Accepts environment variables to tune performance, primarily trading increased runtime duration for reduced peak memory usage.
- Python >=3.9
MULTITENANCY_NODE_ID= // If running in a multitenant environment, the id of the node, used to distinguish registry/registry-refs index instances
PROV_CREDENTIALS={"admin": "admin"} // OpenSearch username/password, if targeting an OpenSearch host other than AWS AOSS
SWEEPERS_IAM_ROLE_NAME=<value> // AWS IAM role name, if targeting AWS AOSS
PROV_ENDPOINT=https://localhost:9200 // OpenSearch host url and port
LOGLEVEL - an integer log level or anycase string matching a python log level like `INFO` (optional - defaults to `INFO`))
DEV_MODE=1 // disables host verification
// tqdm dependency may cause fatal crashes on some architectures when breakpoints are used in debug mode with Cython speedup extension enabled
PYDEVD_USE_CYTHON=NO // disables Cython speedup extension
With --legacy-sync
option, you also need the list of the cross-cluster-search node configured to access all the node's OpensSearch domains:
CCS_CONN=naif-prod-ccs,rms-prod,sbnumd-prod-ccs,geo-prod-ccs,atm-prod-ccs,sbnpsi-prod-ccs,ppi-prod-ccs,img-prod-ccs
Use the connection aliases found in the 'Connections' tab of the Engineering Node OpenSearch Domain on AWS.
After cloning the repository, and setting the repository root as the current working directory install the package with pip install -e .
The wrapper script for the suite of components may be run with python ./docker/sweepers_driver.py
Alternatively, registry-sweepers may be built from its Dockerfile with docker image build --file ./docker/Dockerfile .
and run as a container, providing those same environment variables when running the container.
When run against the production OpenSearch instance with ~1.1M products, no cross-cluster remotes, and (only) ~1k multi-version products, from a local development machine, the runtime is ~20min on first run and ~12min subsequently.

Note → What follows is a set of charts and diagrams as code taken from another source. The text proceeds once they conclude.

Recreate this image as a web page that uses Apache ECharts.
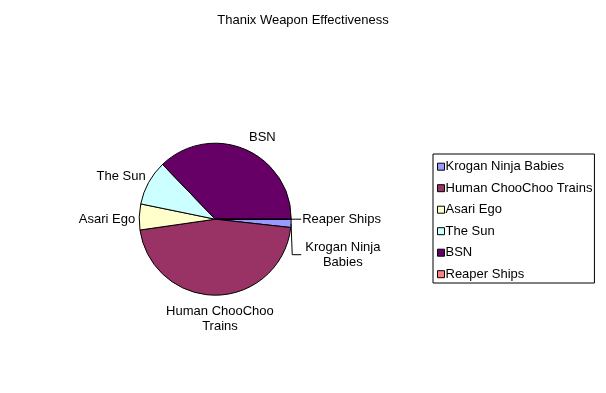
<!DOCTYPE html>
<html><head><meta charset="utf-8">
<script src="https://cdn.jsdelivr.net/npm/echarts@6/dist/echarts.min.js"></script>
<style>html,body{margin:0;padding:0;background:#fff}#c{width:606px;height:393px}</style>
</head><body><div id="c"></div>
<script>
const titleText = 'Thanix Weapon Effectiveness';
const categories = ['Krogan Ninja Babies', 'Human ChooChoo Trains', 'Asari Ego', 'The Sun', 'BSN', 'Reaper Ships'];
const sliceLabels = ['Krogan Ninja\nBabies', 'Human ChooChoo\nTrains', 'Asari Ego', 'The Sun', 'BSN', 'Reaper Ships'];
const values = [1.75, 46, 5.5, 9.6, 37.2, 0];
const colors = ['#9999FF', '#993366', '#FFFFCC', '#CCFFFF', '#660066', '#FF8080'];

const FONT = 'Liberation Sans, Arial, sans-serif';
// leader line settings per slice (hidden lines still steer the label placement)
const lineShow = [true, false, false, false, false, true];
const lineLen = [10, 30, 0, 0, 0, 5];
const lineLen2 = [9, 0, 0, 0, 0, 6];
const lineDist = [4, 0, 0, 0, 0, 1];
// label nudges for labels without a leader line
const labelNudge = {
  1: { dx: 3, dy: -6.7, align: 'center' },
  2: { dx: -4, dy: 2 },
  3: { dx: -3, dy: -6 },
  4: { dx: 4, dy: -12 }
};

const data = categories.map((name, i) => {
  const item = {
    name: name,
    value: values[i],
    itemStyle: { color: colors[i] },
    labelLine: { show: lineShow[i], length: lineLen[i], length2: lineLen2[i], lineStyle: { color: '#000', width: 1 } },
    label: { distanceToLabelLine: lineDist[i] }
  };
  if (i === 5) {
    item.label.minMargin = 24;
    item.label.margin = 24;
  }
  return item;
});

const chart = echarts.init(document.getElementById('c'), null, { renderer: 'canvas' });
chart.setOption({
  animation: false,
  backgroundColor: '#fff',
  title: {
    text: titleText,
    left: 'center',
    top: 12,
    padding: 0,
    textStyle: { fontFamily: FONT, fontSize: 13, fontWeight: 'normal', color: '#000', lineHeight: 16 }
  },
  legend: {
    orient: 'vertical',
    left: 433,
    top: 154,
    padding: [5.7, 2, 1.8, 4],
    itemWidth: 7,
    itemHeight: 7,
    itemGap: 7.5,
    icon: 'rect',
    borderColor: '#000',
    borderWidth: 1,
    backgroundColor: '#fff',
    itemStyle: { borderColor: '#000', borderWidth: 1 },
    textStyle: { fontFamily: FONT, fontSize: 13, color: '#000', lineHeight: 14, padding: [0, 0, 0, -4] },
    data: categories
  },
  series: [{
    type: 'pie',
    center: [215.2, 219.2],
    radius: 76,
    startAngle: 0,
    clockwise: true,
    avoidLabelOverlap: true,
    itemStyle: { borderColor: '#000', borderWidth: 1 },
    emphasis: { disabled: true },
    label: {
      show: true,
      position: 'outside',
      color: '#000',
      fontFamily: FONT,
      fontSize: 13,
      lineHeight: 15,
      formatter: p => {
        const lines = sliceLabels[p.dataIndex].split('\n');
        return lines.map(l => '{c|' + l + '}').join('\n');
      },
      rich: { c: { align: 'center', fontFamily: FONT, fontSize: 13, color: '#000', lineHeight: 15 } }
    },
    labelLine: { smooth: false, lineStyle: { color: '#000', width: 1 } },
    labelLayout: p => labelNudge[p.dataIndex],
    data: data
  }]
});
</script>
</body></html>
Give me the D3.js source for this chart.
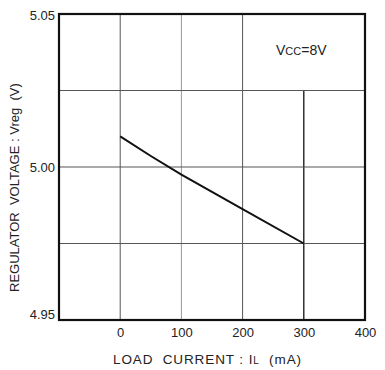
<!DOCTYPE html>
<html><head><meta charset="utf-8">
<script src="https://cdn.jsdelivr.net/npm/d3@7"></script>
<style>body{margin:0;background:#fff}text{font-family:"Liberation Sans",Arial,sans-serif;fill:#222;white-space:pre}</style>
</head><body><svg id="c" width="385" height="370"></svg>
<script>
const loadCurrent = [0, 50, 100, 200, 300];
const regVoltage = [5.010, 5.0036, 4.9975, 4.9862, 4.975];
const xTicks = [0, 100, 200, 300, 400];
const yTicks = [4.95, 5.00, 5.05];
const yGrid = [4.975, 5.00, 5.025];

const svg = d3.select("#c");
const L = 59, R = 365, T = 14, B = 320;
const x = d3.scaleLinear().domain([-100, 400]).range([L, R]);
const y = d3.scaleLinear().domain([4.95, 5.05]).range([B, T]);

// vertical grid
const vg = svg.append("g");
[0, 100, 200].forEach(v => {
  vg.append("line").attr("x1", x(v)).attr("x2", x(v)).attr("y1", T).attr("y2", B)
    .attr("stroke", v === 100 ? "#999" : "#555").attr("stroke-width", 1);
});
vg.append("line").attr("x1", x(300)).attr("x2", x(300)).attr("y1", y(5.025)).attr("y2", B)
  .attr("stroke", "#111").attr("stroke-width", 1.3);
// horizontal grid
yGrid.forEach(v => {
  vg.append("line").attr("x1", L).attr("x2", R).attr("y1", y(v)).attr("y2", y(v))
    .attr("stroke", "#555").attr("stroke-width", 1.2);
});

// frame
svg.append("rect").attr("x", L).attr("y", T).attr("width", R - L).attr("height", B - T)
  .attr("fill", "none").attr("stroke", "#111").attr("stroke-width", 2.2);

// axes labels
const xa = svg.append("g").attr("transform", `translate(0,${B})`)
  .call(d3.axisBottom(x).tickValues(xTicks).tickSize(0).tickPadding(8).tickFormat(d3.format("d")));
xa.select(".domain").remove();
xa.selectAll("text").style("font-size", "13px").attr("fill", "#222");
const ya = svg.append("g").attr("transform", `translate(${L},0)`)
  .call(d3.axisLeft(y).tickValues(yTicks).tickSize(0).tickPadding(4).tickFormat(d3.format(".2f")));
ya.select(".domain").remove();
ya.selectAll("text").style("font-size", "13px").attr("fill", "#222")
  .attr("dy", d => d === 4.95 ? "-0.1em" : (d === 5.05 ? "0.45em" : "0.32em"));

// data line
const line = d3.line().x((d, i) => x(loadCurrent[i])).y(d => y(d));
svg.append("path").datum(regVoltage).attr("d", line)
  .attr("fill", "none").attr("stroke", "#111").attr("stroke-width", 2);

// annotation
const ann = svg.append("text").attr("x", 276).attr("y", 55).style("font-size", "14px");
ann.append("tspan").text("V");
ann.append("tspan").text("CC").style("font-size", "11px");
ann.append("tspan").text("=8V");

// x title
const xt = svg.append("text").attr("x", 113).attr("y", 364).style("font-size", "13.5px").style("letter-spacing", "0.9px");
xt.append("tspan").text("LOAD  CURRENT : I");
xt.append("tspan").text("L").style("font-size", "10px");
xt.append("tspan").text("  (mA)");

// y title
const yt = svg.append("text").attr("transform", "translate(19,292) rotate(-90)").style("font-size", "13px");
yt.append("tspan").text("REGULATOR  VOLTAGE : Vreg  (V)");
</script></body></html>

It appears that OpenSearch optimizes away no-op update calls, resulting in significant speedup despite the fact that registry-sweepers reprocesses metadata from scratch, every run.
The overwhelming bottleneck ops are the O(docs_count) db writes in ancestry.

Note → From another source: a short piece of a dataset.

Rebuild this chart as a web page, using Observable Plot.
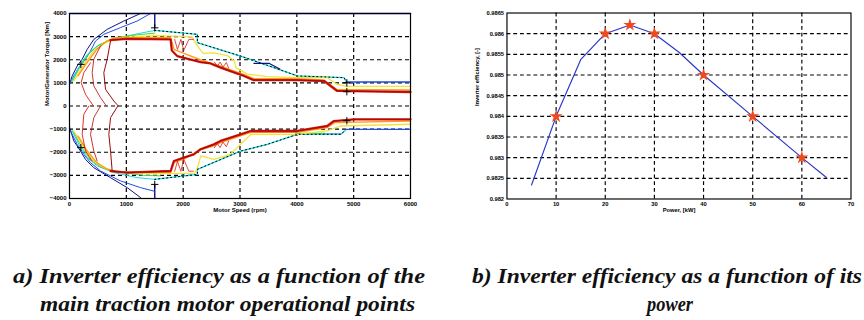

All users and developers of the NASA-PDS software are expected to abide by our Code of Conduct. Please read this to ensure you understand the expectations of our community.

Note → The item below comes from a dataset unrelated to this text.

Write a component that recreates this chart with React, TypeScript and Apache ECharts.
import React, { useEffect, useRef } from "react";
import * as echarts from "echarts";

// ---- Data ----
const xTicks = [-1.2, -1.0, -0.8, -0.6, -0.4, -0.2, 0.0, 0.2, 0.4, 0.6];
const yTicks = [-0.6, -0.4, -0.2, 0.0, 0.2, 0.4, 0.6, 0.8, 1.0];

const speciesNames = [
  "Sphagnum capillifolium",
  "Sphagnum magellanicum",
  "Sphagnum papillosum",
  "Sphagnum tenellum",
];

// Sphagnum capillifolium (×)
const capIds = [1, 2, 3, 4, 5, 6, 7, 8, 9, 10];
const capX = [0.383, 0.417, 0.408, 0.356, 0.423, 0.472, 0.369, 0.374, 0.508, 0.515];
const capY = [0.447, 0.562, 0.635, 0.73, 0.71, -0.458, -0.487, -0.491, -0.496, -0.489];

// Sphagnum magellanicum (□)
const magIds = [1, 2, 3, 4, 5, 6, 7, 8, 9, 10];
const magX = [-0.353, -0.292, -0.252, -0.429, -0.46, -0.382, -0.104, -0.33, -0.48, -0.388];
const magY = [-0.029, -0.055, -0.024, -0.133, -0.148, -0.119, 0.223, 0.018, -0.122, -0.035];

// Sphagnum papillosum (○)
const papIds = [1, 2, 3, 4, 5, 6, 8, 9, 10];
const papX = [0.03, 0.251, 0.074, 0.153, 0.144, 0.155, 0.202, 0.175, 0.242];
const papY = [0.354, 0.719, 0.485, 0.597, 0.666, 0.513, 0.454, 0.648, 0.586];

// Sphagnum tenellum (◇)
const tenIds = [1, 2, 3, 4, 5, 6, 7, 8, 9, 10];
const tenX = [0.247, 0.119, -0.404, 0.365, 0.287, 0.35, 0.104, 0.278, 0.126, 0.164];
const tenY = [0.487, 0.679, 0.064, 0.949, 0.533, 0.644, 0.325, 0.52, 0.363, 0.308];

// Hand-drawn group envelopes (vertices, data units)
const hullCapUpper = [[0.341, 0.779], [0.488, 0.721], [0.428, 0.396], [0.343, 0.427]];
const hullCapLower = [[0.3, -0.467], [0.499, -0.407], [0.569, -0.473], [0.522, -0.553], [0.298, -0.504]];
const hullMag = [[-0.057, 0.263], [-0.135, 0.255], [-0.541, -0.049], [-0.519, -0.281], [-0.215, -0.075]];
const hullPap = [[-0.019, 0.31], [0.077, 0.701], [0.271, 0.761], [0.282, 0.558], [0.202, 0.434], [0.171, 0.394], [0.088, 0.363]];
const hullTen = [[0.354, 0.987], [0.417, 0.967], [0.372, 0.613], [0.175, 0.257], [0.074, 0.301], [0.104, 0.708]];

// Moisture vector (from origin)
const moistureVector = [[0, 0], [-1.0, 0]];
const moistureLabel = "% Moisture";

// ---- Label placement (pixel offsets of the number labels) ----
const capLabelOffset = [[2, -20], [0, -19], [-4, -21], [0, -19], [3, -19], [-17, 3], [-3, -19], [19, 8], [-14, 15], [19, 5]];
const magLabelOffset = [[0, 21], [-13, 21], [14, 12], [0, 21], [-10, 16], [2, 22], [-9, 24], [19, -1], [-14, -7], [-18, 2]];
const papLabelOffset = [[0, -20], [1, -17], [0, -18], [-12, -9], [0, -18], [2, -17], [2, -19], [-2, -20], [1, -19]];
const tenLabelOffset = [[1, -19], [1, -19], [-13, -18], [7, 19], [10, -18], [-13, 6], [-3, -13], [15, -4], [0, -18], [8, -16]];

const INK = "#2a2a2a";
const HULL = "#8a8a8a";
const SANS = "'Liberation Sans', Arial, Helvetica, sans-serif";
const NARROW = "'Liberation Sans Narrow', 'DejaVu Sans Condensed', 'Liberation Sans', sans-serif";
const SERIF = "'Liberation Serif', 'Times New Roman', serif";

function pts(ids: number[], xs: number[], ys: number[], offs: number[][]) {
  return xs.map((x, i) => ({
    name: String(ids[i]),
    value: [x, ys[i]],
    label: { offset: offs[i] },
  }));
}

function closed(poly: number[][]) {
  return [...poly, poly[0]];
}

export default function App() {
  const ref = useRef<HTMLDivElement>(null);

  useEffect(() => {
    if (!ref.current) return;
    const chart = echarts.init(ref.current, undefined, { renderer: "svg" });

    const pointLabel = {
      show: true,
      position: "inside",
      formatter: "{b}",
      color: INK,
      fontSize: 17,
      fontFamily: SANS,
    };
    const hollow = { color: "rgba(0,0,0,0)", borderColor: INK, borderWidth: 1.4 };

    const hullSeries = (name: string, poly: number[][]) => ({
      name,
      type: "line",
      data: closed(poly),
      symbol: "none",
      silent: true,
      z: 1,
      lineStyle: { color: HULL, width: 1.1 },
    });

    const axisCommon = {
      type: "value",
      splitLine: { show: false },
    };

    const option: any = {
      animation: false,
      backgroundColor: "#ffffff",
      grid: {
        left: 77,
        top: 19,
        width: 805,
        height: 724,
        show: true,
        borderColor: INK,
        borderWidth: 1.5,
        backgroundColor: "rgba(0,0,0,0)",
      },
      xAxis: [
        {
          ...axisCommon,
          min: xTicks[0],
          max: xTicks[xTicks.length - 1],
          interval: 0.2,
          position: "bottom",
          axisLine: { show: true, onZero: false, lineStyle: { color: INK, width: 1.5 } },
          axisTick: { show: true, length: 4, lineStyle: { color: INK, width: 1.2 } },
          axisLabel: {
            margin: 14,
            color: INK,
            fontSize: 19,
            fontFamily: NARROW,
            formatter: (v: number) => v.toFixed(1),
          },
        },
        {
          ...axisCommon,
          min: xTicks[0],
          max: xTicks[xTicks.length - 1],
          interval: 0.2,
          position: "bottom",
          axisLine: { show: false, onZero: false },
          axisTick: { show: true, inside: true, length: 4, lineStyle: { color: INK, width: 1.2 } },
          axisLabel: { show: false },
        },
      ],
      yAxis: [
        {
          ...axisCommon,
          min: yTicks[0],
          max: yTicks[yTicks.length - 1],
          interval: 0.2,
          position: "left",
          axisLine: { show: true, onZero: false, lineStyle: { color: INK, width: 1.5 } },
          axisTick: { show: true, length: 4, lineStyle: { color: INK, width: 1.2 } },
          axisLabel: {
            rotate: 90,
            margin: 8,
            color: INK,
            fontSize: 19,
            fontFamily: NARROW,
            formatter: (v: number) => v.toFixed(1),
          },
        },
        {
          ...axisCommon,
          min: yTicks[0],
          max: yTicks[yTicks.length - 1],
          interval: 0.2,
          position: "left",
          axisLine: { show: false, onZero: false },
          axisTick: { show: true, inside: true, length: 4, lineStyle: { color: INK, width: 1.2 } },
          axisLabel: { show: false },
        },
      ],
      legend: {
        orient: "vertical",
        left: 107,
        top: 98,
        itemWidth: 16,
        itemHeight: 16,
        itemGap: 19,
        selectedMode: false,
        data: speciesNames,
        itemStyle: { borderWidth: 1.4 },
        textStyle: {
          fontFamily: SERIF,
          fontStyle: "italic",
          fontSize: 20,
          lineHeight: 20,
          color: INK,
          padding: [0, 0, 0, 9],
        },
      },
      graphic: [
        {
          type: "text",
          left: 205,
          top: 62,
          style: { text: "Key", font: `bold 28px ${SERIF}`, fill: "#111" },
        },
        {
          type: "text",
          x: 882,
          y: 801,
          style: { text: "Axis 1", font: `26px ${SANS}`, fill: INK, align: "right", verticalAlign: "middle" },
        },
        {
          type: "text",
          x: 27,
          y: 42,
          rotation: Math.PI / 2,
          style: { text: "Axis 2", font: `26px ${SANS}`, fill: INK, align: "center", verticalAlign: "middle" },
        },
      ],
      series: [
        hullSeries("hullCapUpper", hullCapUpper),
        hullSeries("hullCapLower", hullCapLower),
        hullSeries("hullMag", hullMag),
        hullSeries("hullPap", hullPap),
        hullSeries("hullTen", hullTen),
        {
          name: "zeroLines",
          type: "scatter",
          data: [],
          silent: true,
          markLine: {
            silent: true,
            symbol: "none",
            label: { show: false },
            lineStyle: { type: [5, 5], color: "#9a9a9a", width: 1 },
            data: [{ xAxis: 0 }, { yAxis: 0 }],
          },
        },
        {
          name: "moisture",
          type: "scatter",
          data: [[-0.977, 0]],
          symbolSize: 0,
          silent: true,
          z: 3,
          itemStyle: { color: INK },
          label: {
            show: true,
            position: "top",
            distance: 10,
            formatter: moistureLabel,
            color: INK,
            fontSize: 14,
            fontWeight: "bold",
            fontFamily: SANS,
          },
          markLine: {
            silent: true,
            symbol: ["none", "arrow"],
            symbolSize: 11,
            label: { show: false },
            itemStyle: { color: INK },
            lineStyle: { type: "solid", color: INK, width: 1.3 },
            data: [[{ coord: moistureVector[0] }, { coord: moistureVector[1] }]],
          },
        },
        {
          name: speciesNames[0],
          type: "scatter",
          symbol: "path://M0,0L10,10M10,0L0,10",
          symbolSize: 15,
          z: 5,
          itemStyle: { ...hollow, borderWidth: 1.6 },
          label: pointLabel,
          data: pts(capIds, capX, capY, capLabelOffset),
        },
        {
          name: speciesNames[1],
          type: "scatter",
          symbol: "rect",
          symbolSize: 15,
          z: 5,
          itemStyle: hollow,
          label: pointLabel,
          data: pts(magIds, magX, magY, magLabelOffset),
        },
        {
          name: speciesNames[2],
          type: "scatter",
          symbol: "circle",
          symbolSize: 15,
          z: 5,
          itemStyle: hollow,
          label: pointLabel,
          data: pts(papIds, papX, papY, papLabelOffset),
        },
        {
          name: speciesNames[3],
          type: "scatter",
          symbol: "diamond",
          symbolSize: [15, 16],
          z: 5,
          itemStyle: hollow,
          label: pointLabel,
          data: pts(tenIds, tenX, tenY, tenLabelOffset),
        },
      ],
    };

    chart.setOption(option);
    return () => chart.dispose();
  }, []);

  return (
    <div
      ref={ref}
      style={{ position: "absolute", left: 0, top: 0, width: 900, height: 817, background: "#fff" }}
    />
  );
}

To develop this project, use your favorite text editor, or an integrated development environment with Python support, such as PyCharm.
For information on how to contribute to NASA-PDS codebases please take a look at our Contributing guidelines.
Install in editable mode and with extra developer dependencies into your virtual environment of choice:
pip install --editable '.[dev]'
Configure the pre-commit
hooks:
pre-commit install
pre-commit install -t pre-push
pre-commit install -t prepare-commit-msg
pre-commit install -t commit-msg
These hooks check code formatting and also aborts commits that contain secrets such as passwords or API keys. However, a one time setup is required in your global Git configuration. See the wiki entry on Git Secrets to learn how.
To isolate and be able to re-produce the environment for this package, you should use a Python Virtual Environment. To do so, run:
python -m venv venv
Then exclusively use venv/bin/python
, venv/bin/pip
, etc.
If you have tox
installed and would like it to create your environment and install dependencies for you run:
tox --devenv <name you'd like for env> -e dev
Dependencies for development are specified as the dev
extras_require
in setup.cfg
; they are installed into the virtual environment as follows:
pip install --editable '.[dev]'
All the source code is in a sub-directory under src
.
This section describes testing for your package.
A complete "build" including test execution, linting (mypy
, black
, flake8
, etc.), and documentation build is executed via:
tox
Your project should have built-in unit tests, functional, validation, acceptance, etc., tests.
For unit testing, check out the unittest module, built into Python 3.
Tests objects should be in packages test
modules or preferably in project 'tests' directory which mirrors the project package structure.
Our unit tests are launched with command:
pytest
If you want your tests to run automatically as you make changes start up pytest
in watch mode with:
ptw
pip install wheel
python setup.py sdist bdist_wheel
NASA PDS packages can publish automatically using the Roundup Action, which leverages GitHub Actions to perform automated continuous integration and continuous delivery. A default workflow that includes the Roundup is provided in the .github/workflows/unstable-cicd.yaml
file. (Unstable here means an interim release.)
Create the package:
python setup.py bdist_wheel
Publish it as a Github release.
Publish on PyPI (you need a PyPI account and configure $HOME/.pypirc
):
pip install twine
twine upload dist/*
Or publish on the Test PyPI (you need a Test PyPI account and configure $HOME/.pypirc
):
pip install twine
twine upload --repository testpypi dist/*
The template repository comes with our two "standard" CI/CD workflows, stable-cicd
and unstable-cicd
. The unstable build runs on any push to main
(± ignoring changes to specific files) and the stable build runs on push of a release branch of the form release/<release version>
. Both of these make use of our GitHub actions build step, Roundup. The unstable-cicd
will generate (and constantly update) a SNAPSHOT release. If you haven't done a formal software release you will end up with a v0.0.0-SNAPSHOT
release (see NASA-PDS/roundup-action#56 for specifics).